Vos employés sont-ils au chômage partiel (l’Appart compte environ 700 employés) ?

Dans un premier temps, on a mis nos employés au chômage partiel tant les mesures sont soudaines. Cette fermeture nous met économiquement en difficulté dans le mois le plus fort de chiffre d’affaires de l’année. Il faut savoir que septembre et janvier, ce sont les deux gros mois de l’année pour les salles de sport, ce sont les mois de résolution. Nous mettre à terre, nous faire un plaquage au corps brutalement, sans nous prévenir, sans concertation, ça anéantit tous les investissements. Les efforts pour maintenir ouverts nos clubs ont été anéantis par cette décision brutale.

Que proposez-vous, en plus, pour encore améliorer les conditions de sécurité sanitaire dans vos salles ?

A L’Appart, le respect des mesures sanitaires, l’adaptation, ça nous a coûté 1M d’euro (depuis le 2 juin). Mais on est ouvert au dialogue. S’il faut remettre les masques pendant le sport, on les remettra. On peut faire remonter au gouvernement les statistiques de fréquentation de tous nos établissements, et informer si on a des cas de Covid-19. Quitte à fermer nos clubs. Et s’engager à fermer nos clubs. Ça ne nous poserai pas de problème. On est prêt à discuter avec le gouvernement. Mais il faut que le gouvernement comprenne que ce ne sont pas des aides ponctuelles de PGE (Prêt garanti par l'État) ou de chômage partiel qui vont compenser les 18 ou les 36 mois qu’il va falloir pour retrouver notre chiffre d’affaire pré-covid.
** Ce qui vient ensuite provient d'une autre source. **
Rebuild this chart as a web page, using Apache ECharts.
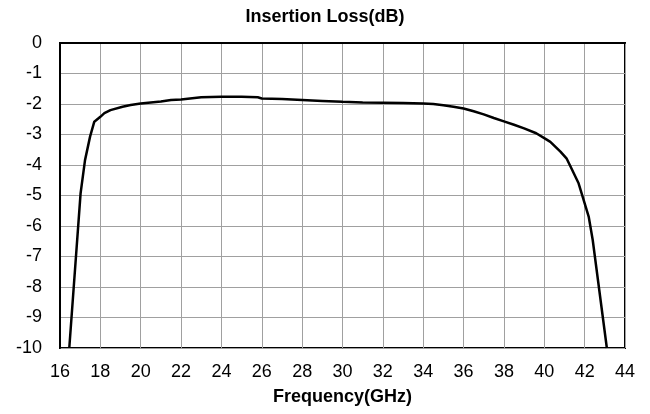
<!DOCTYPE html>
<html>
<head>
<meta charset="utf-8">
<script src="https://cdn.jsdelivr.net/npm/echarts@6/dist/echarts.min.js"></script>
<style>html,body{margin:0;padding:0;background:#fff}#c{width:650px;height:414px}</style>
</head>
<body>
<div id="c"></div>
<script>
var freqGHz = [16.46, 17.02, 17.24, 17.49, 17.7, 18.0, 18.2, 18.5, 19.1, 19.5, 20.0, 21.0, 21.5, 22.0, 23.0, 24.0, 25.0, 25.8, 26.0, 27.0, 28.0, 29.0, 30.0, 31.0, 32.0, 33.0, 34.0, 34.5, 35.0, 35.5, 36.0, 36.5, 37.0, 37.5, 38.0, 38.5, 39.0, 39.6, 40.1, 40.3, 40.8, 41.1, 41.3, 41.7, 41.9, 42.2, 42.4, 43.1];
var lossDB = [-10, -4.93, -3.84, -3.07, -2.58, -2.42, -2.30, -2.2, -2.09, -2.03, -1.98, -1.92, -1.87, -1.85, -1.78, -1.76, -1.76, -1.78, -1.82, -1.84, -1.87, -1.9, -1.93, -1.95, -1.96, -1.97, -1.98, -2.0, -2.04, -2.09, -2.15, -2.24, -2.34, -2.46, -2.57, -2.68, -2.80, -2.96, -3.16, -3.24, -3.56, -3.78, -4.05, -4.6, -5.04, -5.69, -6.46, -10];
var titleText = 'Insertion Loss(dB)';
var xName = 'Frequency(GHz)';

var pts = freqGHz.map(function (f, i) { return [f, lossDB[i]]; });
var font = 'Liberation Sans, Arial, Helvetica, sans-serif';
var chart = echarts.init(document.getElementById('c'), null, {renderer: 'canvas'});
chart.setOption({
  animation: false,
  backgroundColor: '#fff',
  title: {
    text: titleText, left: 'center', top: 3,
    textStyle: {fontFamily: font, fontSize: 18, fontWeight: 'bold', color: '#000'}
  },
  grid: {left: 60, right: 25, top: 43, bottom: 66, show: true, borderColor: '#000', borderWidth: 2, backgroundColor: 'transparent'},
  xAxis: {
    type: 'value', min: 16, max: 44, interval: 2,
    name: xName, nameLocation: 'middle', nameGap: 40,
    nameTextStyle: {fontFamily: font, fontSize: 18, fontWeight: 'bold', color: '#000'},
    axisLine: {show: true, lineStyle: {color: '#000', width: 2}},
    axisTick: {show: false},
    axisLabel: {fontFamily: font, fontSize: 18, color: '#000', margin: 15},
    splitLine: {show: true, lineStyle: {color: '#a0a0a0', width: 1}}
  },
  yAxis: {
    type: 'value', min: -10, max: 0, interval: 1,
    axisLine: {show: true, lineStyle: {color: '#000', width: 2}},
    axisTick: {show: false},
    axisLabel: {fontFamily: font, fontSize: 18, color: '#000', margin: 18},
    splitLine: {show: true, lineStyle: {color: '#a0a0a0', width: 1}}
  },
  series: [{
    type: 'line', data: pts, showSymbol: false, smooth: false,
    lineStyle: {color: '#000', width: 2.5}, clip: true
  }]
});
</script>
</body>
</html>
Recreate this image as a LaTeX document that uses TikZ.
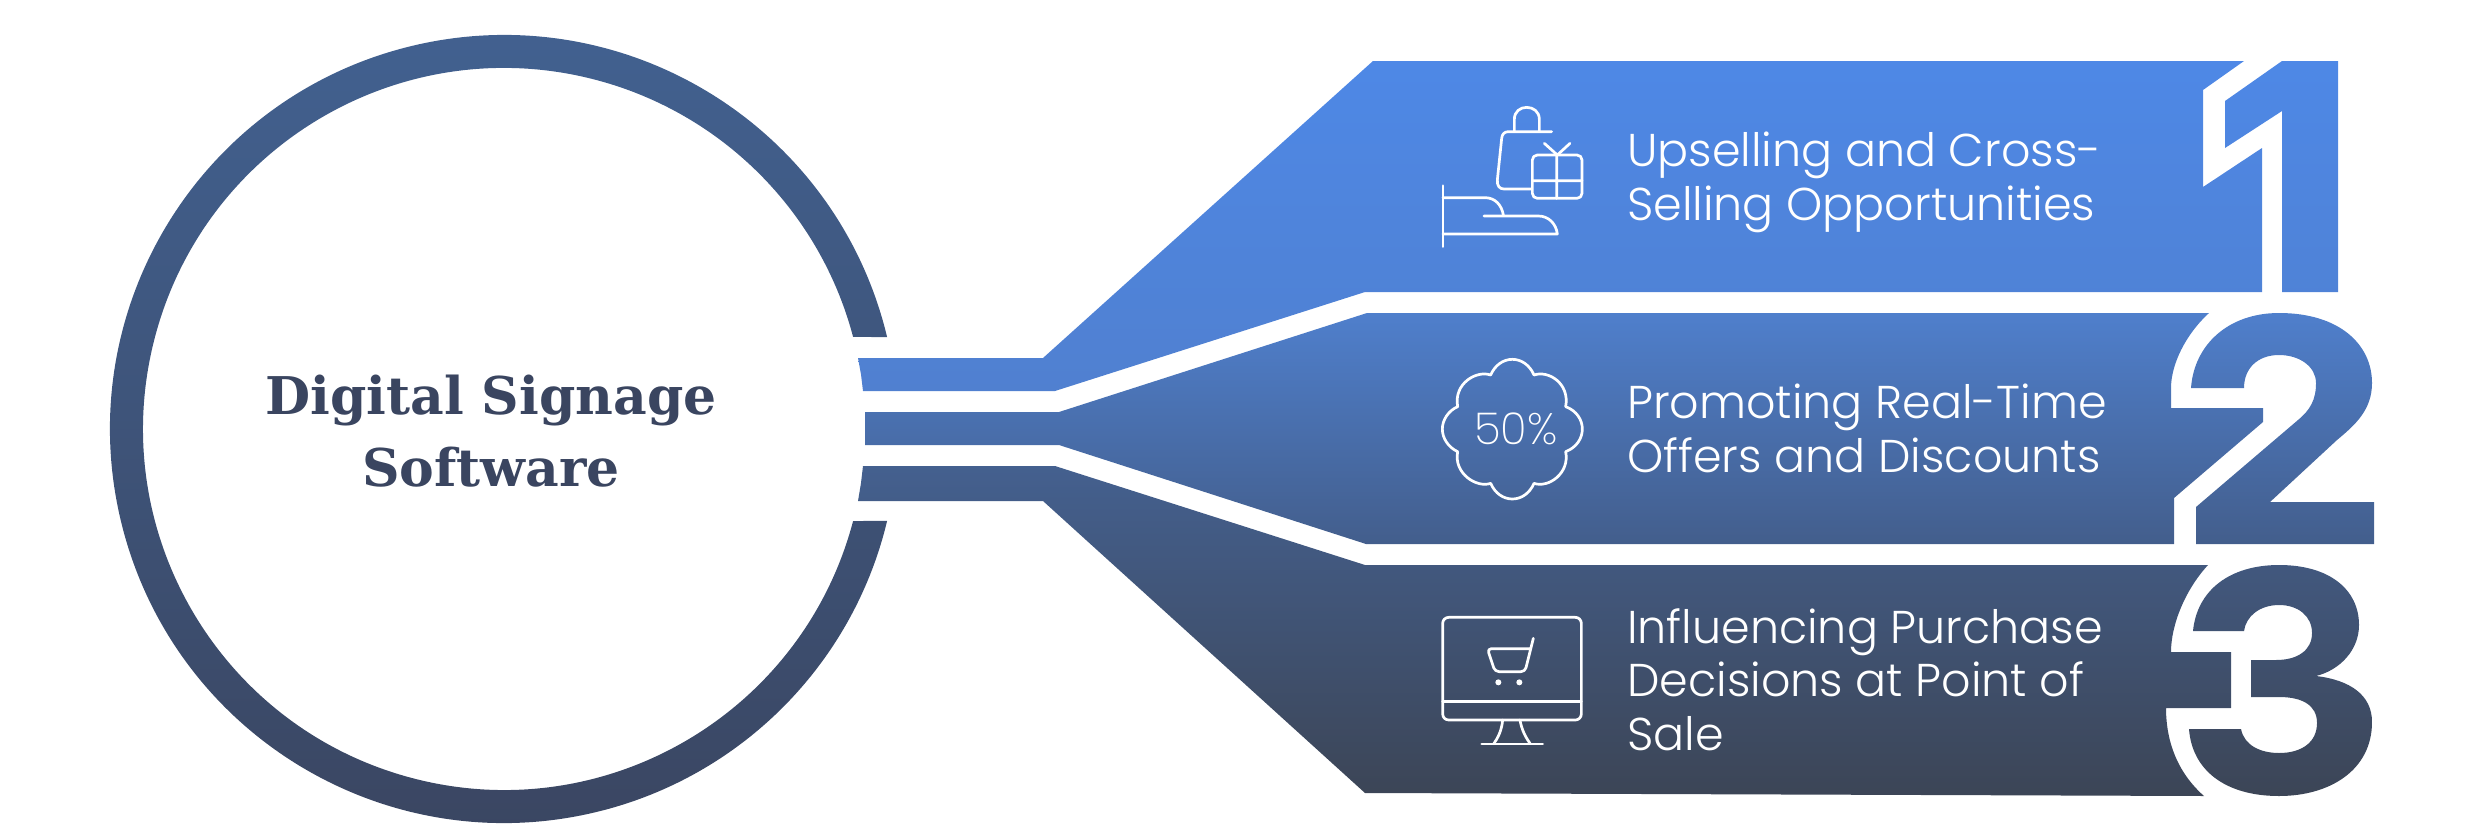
\documentclass[tikz,border=0pt]{standalone}
\usepackage{fontspec}
\setmainfont{Poppins Light}
\newfontfamily\thinfont{Poppins ExtraLight}
\newfontfamily\titlefont{DejaVu Serif}[BoldFont={DejaVu Serif Bold}]
\definecolor{cA}{HTML}{4E88E6}\definecolor{cB}{HTML}{5080D0}
\definecolor{cC}{HTML}{4F7FCC}\definecolor{cD}{HTML}{435E8C}
\definecolor{cE}{HTML}{44608F}\definecolor{cF}{HTML}{3C4556}
\definecolor{ringT}{HTML}{426292}\definecolor{ringB}{HTML}{3A4560}
\definecolor{titlecol}{HTML}{3A4560}
\tikzset{
  icon/.style={draw=white,line width=2.7pt,line cap=round,line join=round},
  icondot/.style={fill=white},
  label/.style={text=white,anchor=north west,align=left,inner sep=0pt,font=\fontsize{46}{53.5}\selectfont},
}
\begin{document}
\begin{tikzpicture}[x=1pt,y=-1pt]
\useasboundingbox (0,0) rectangle (2484,825);
% ring
\shade[top color=ringT,bottom color=ringB]
  (504,429) ++(-13.5:394) arc[start angle=-13.5,end angle=-346.5,radius=394]
  -- (853.1,521) arc[start angle=-345.23,end angle=-14.77,radius=361] -- cycle;
% band 1 + digit 1
\shade[top color=cA,bottom color=cB]
  (858,358) -- (1043,358) -- (1373,61) -- (2244,61) -- (2203,90) -- (2203,187) -- (2262,148) -- (2262,292)
  -- (1365,292) -- (1055,391) -- (863,391) -- (861,374.5) -- cycle
  (2282,61) -- (2338,61) -- (2338,292) -- (2282,292) -- (2282,111) -- (2225,148) -- (2225,101) -- cycle;
% band 2 + digit 2
\shade[top color=cC,bottom color=cD]
  (865,412) -- (1059,412) -- (1367,313) -- (2209,313) .. controls (2185,335) and (2171,365) .. (2171,388)
  -- (2171,408) -- (2263,408) -- (2263,422) -- (2174,498) -- (2174,544) -- (1366,544) -- (1059,445) -- (865,445) -- cycle
  (2191,388) .. controls (2194,345) and (2228,313) .. (2279,313) .. controls (2340,313) and (2372,345) .. (2372,383)
  .. controls (2372,410) and (2355,425) .. (2337,440) -- (2270,502) -- (2374,502) -- (2374,544) -- (2196,544) -- (2196,507)
  -- (2298,420) .. controls (2310,410) and (2316,400) .. (2316,383) .. controls (2316,367) and (2300,355) .. (2279,355)
  .. controls (2258,355) and (2244,368) .. (2244,388) -- cycle;
% band 3 + digit 3
\shade[top color=cE,bottom color=cF]
  (863,466) -- (1055,466) -- (1365,565) -- (2208,565) .. controls (2185,590) and (2171,625) .. (2171,652)
  -- (2231,652) -- (2231,708) -- (2166,708) .. controls (2166,745) and (2180,775) .. (2204,796)
  -- (1365,793) -- (1043,501) -- (858,501) -- (861,483) -- cycle
  (2193,631) .. controls (2197,590) and (2230,565) .. (2279,565) .. controls (2330,565) and (2359,590) .. (2359,625)
  .. controls (2359,650) and (2340,670) .. (2316,676) .. controls (2350,680) and (2372,695) .. (2372,722)
  .. controls (2372,770) and (2330,796) .. (2279,796) .. controls (2225,796) and (2192,770) .. (2189,729)
  -- (2241,729) .. controls (2244,745) and (2260,753) .. (2279,753) .. controls (2302,753) and (2317,742) .. (2317,723)
  .. controls (2317,705) and (2302,697) .. (2279,697) -- (2251,697) -- (2251,660) -- (2276,660)
  .. controls (2298,660) and (2312,650) .. (2312,633) .. controls (2312,616) and (2298,605) .. (2279,605)
  .. controls (2260,605) and (2246,616) .. (2244,631) -- cycle;
% title
\node[text=titlecol,align=center,inner sep=0pt,font=\titlefont\bfseries\fontsize{52}{72}\selectfont] (title) at (491,431) {Digital Signage\\Software};
% labels
\node[label] (lab1) at (1627,132) {Upselling and Cross-\\Selling Opportunities};
\node[label] (lab2) at (1627,384) {Promoting Real-Time\\Offers and Discounts};
\node[label] (lab3) at (1627,608) {Influencing Purchase\\Decisions at Point of\\Sale};
% icon 1
\begin{scope}[shift={(1400,90)},x=1/3*1pt,y=-1/3*1pt]
  \draw[icon] (343,122) -- (343,88) .. controls (343,65) and (360,52) .. (380,52) .. controls (400,52) and (418,65) .. (418,88) -- (418,122);
  \draw[icon] (455,125) -- (325,125) .. controls (313,125) and (306,133) .. (305,145) -- (292,270) .. controls (291,287) and (298,297) .. (312,297) -- (395,297);
  \draw[icon,rounded corners=5pt] (397,195) rectangle (546,325);
  \draw[icon] (470,195) -- (470,325) (397,272) -- (546,272) (433,160) -- (472,195) -- (510,160);
  \draw[icon] (129,287) -- (129,470);
  \draw[icon] (129,323) -- (255,323) .. controls (285,323) and (305,345) .. (310,375);
  \draw[icon] (252,378) -- (415,378) .. controls (445,378) and (468,400) .. (472,432) -- (129,432);
\end{scope}
% icon 2
\begin{scope}[shift={(1420,340)},x=1/3*1pt,y=-1/3*1pt]
  \draw[icon] (212,105) .. controls (225,75) and (250,58) .. (277,58) .. controls (304,58) and (329,75) .. (342,105)
    .. controls (385,90) and (450,130) .. (437,200) .. controls (470,212) and (487,240) .. (487,267)
    .. controls (487,295) and (470,322) .. (437,335) .. controls (450,400) and (385,445) .. (342,430)
    .. controls (329,460) and (304,477) .. (277,477) .. controls (250,477) and (225,460) .. (212,430)
    .. controls (170,445) and (100,400) .. (113,335) .. controls (85,322) and (67,295) .. (67,267)
    .. controls (67,240) and (85,212) .. (113,200) .. controls (100,130) and (170,90) .. (212,105) -- cycle;
  \node[text=white,inner sep=0pt,font=\thinfont\fontsize{44}{44}\selectfont] (fifty) at (288,268) {50\%};
\end{scope}
% icon 3
\begin{scope}[shift={(1420,600)},x=1/3*1pt,y=-1/3*1pt]
  \draw[icon,rounded corners=6pt] (68,52) rectangle (484,360);
  \draw[icon] (68,305) -- (484,305);
  \draw[icon] (248,360) .. controls (245,390) and (235,412) .. (222,430);
  \draw[icon] (300,360) .. controls (305,390) and (317,412) .. (330,430);
  \draw[icon] (185,432) -- (368,432);
  \draw[icon,rounded corners=4pt] (340,115) -- (315,215) -- (225,215) -- (202,146) -- (330,146);
  \fill[icondot] (235,247) circle[radius=9];
  \fill[icondot] (298,247) circle[radius=9];
\end{scope}
\end{tikzpicture}
\end{document}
Le gouvernement doit mettre des aides sur 18 à 36 mois avec notamment un allègement de la TVA.

Vous craignez aussi des conséquences sur le moyen terme pour l’image des salles de sport ?

Pour l’image, cette fermeture est terrible pour notre secteur. Vous savez, quelqu’un qui connaît bien le fonctionnement d’une salle de sport va dire à ses amis « tu peux venir dans mon club, c’est sécurisé, il n’y a pas de problèmes ». Mais le grand public, qui rêvait après la 1ère vague de faire du sport, il a été complètement apeuré. On a même des « Apparts » qui ne sont pas fermés dans le Rhône où il y a eu un stress et où on a énormément d’adhérents qui sont en résiliation. Même dans des villes où les salles restent ouvertes. On nous assimile à des méchants élèves alors qu’on est des bons élèves. Le gouvernement le dit : « faites du sport pour être en bonne santé ». Nous ne sommes pas la cause du virus mais la solution.